March 04, 2025

A realidade emocional ultrapassa o domínio da linguagem - daí a poesia



Tomando emprestado um termo diretamente de Bhartrihari, Mukulabhatta argumenta que quando a linguagem poética é usada corretamente, torna-nos conscientes de realidades para as quais não existem samvijnanapadas 
[palavras rótulo]. Tomemos como exemplo o famoso mas anónimo verso que ele usa:

Garças brancas circulam num céu que brilha com lindas nuvens escuras.

As gotas de chuva estão no vento e os pavões gritam de alegria.

Que tudo isto seja. Eu sou Rama, cujo coração é duro. Posso suportar tudo. 

Mas como é que Sita vai sobreviver a isso? Alas, minha rainha, sê corajosa.
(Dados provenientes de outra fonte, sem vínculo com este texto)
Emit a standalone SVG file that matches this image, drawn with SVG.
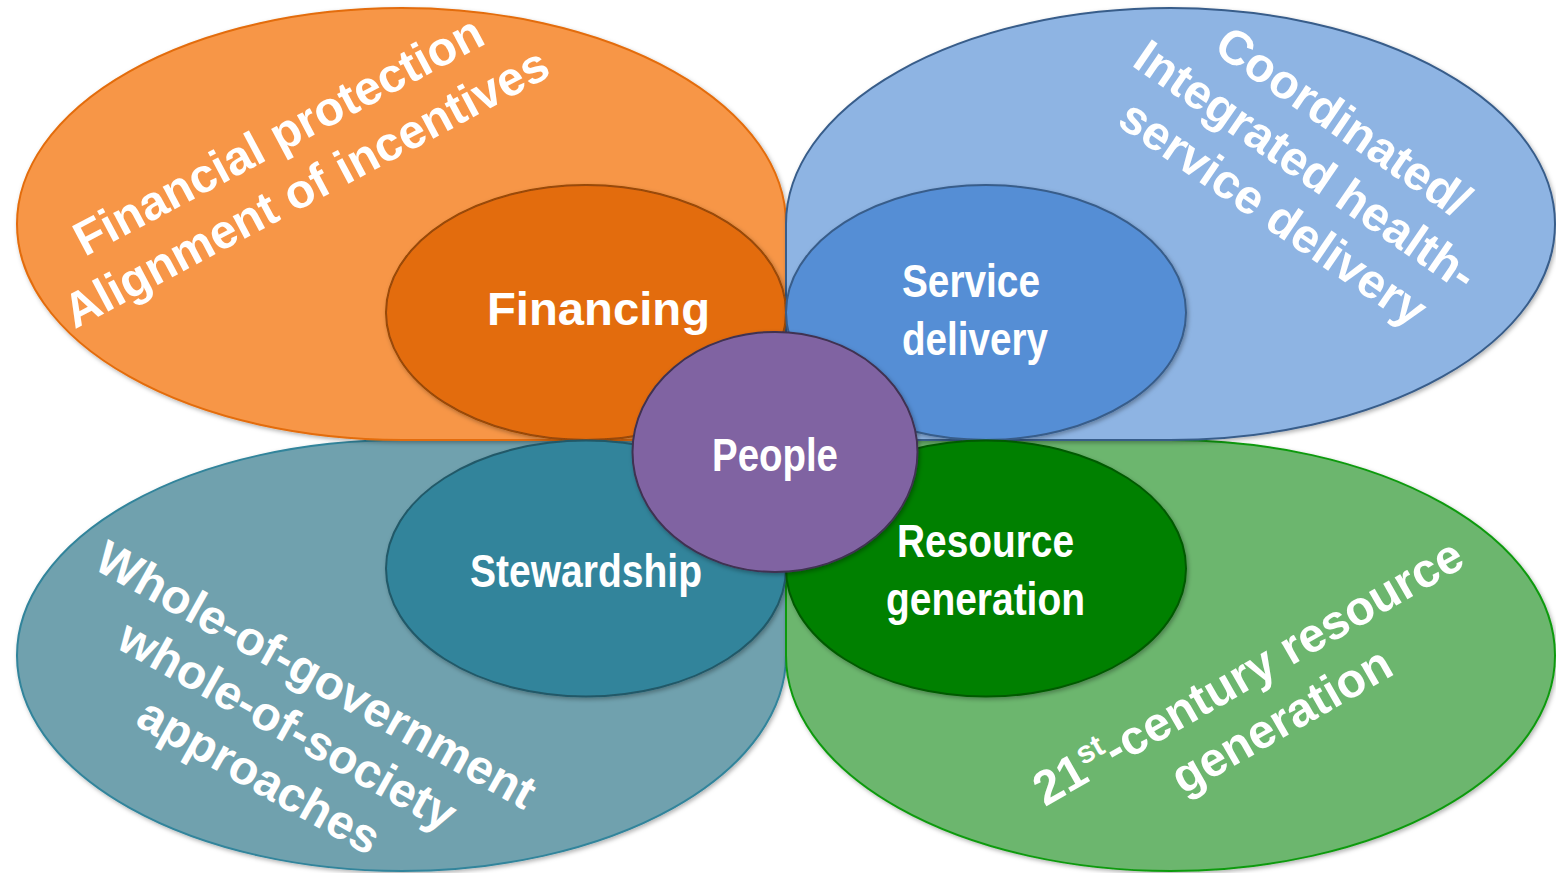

Neste verso, o Rei Rama, cuja esposa Sita foi raptada, assiste ao início da estação das monções, que é suposto ser uma época alegre e refrescante. A intensidade da estação quente termina e, de repente, a paisagem adquire tons vivos de verde e floresce. Os animais começam a acasalar. As pessoas, que já não podem fazer tanto trabalho ao ar livre, podem juntar-se preguiçosamente e ver as chuvas refrescantes e pacíficas a atravessar o céu, alimentando as colheitas e dando início a outra estação de vida e florescimento natural. 
Para Rama, no entanto, separado da mulher que ama e incapaz de a encontrar, as chuvas familiares significam algo muito diferente: todas as estradas se tornarão intransitáveis, nenhum rio poderá ser atravessado e a procura de Sita terá de ser temporariamente cancelada durante, pelo menos, alguns meses, enquanto ele e Sita - onde quer que ela esteja - não podem fazer mais do que esperar, desamparados, impacientes e com medo de nunca mais se voltarem a ver.
Não há rótulos que possam indicar exatamente em que ponto do espectro confuso de emoções ele se insere. Poder-se-ia dizer que é uma combinação potente de tristeza, perda, orgulho, coragem e divindade, mas todos estes termos seriam demasiado gerais.
E, no entanto, apercebemo-nos do que ele está a sentir - em parte, sem dúvida, devido à nossa vasta experiência, até mesmo perícia, com as emoções humanas. 
Desta forma, “Rama” comunica, através do contexto e dos matizes de significado, uma realidade que escapa a qualquer mapa linguístico ou conceptual - uma realidade para a qual não existe samvijnanapada - mas que o poeta conseguiu, no entanto, transmitir. 
Para Mukulabhatta, é precisamente esta a magia, o milagre, da poesia: o facto de nos poder proporcionar, através da linguagem, experiências que escapam às nossas redes linguísticas. E ao apontar para um peixe que escorrega através desta rede e que, no entanto, de alguma forma, ainda é nosso para contemplar, recorda-nos subtilmente que a nossa rede nunca pode apanhar todos os peixes. E há, penso eu, um alívio distinto e até uma alegria neste facto, que explica em parte a alegria que sentimos na poesia.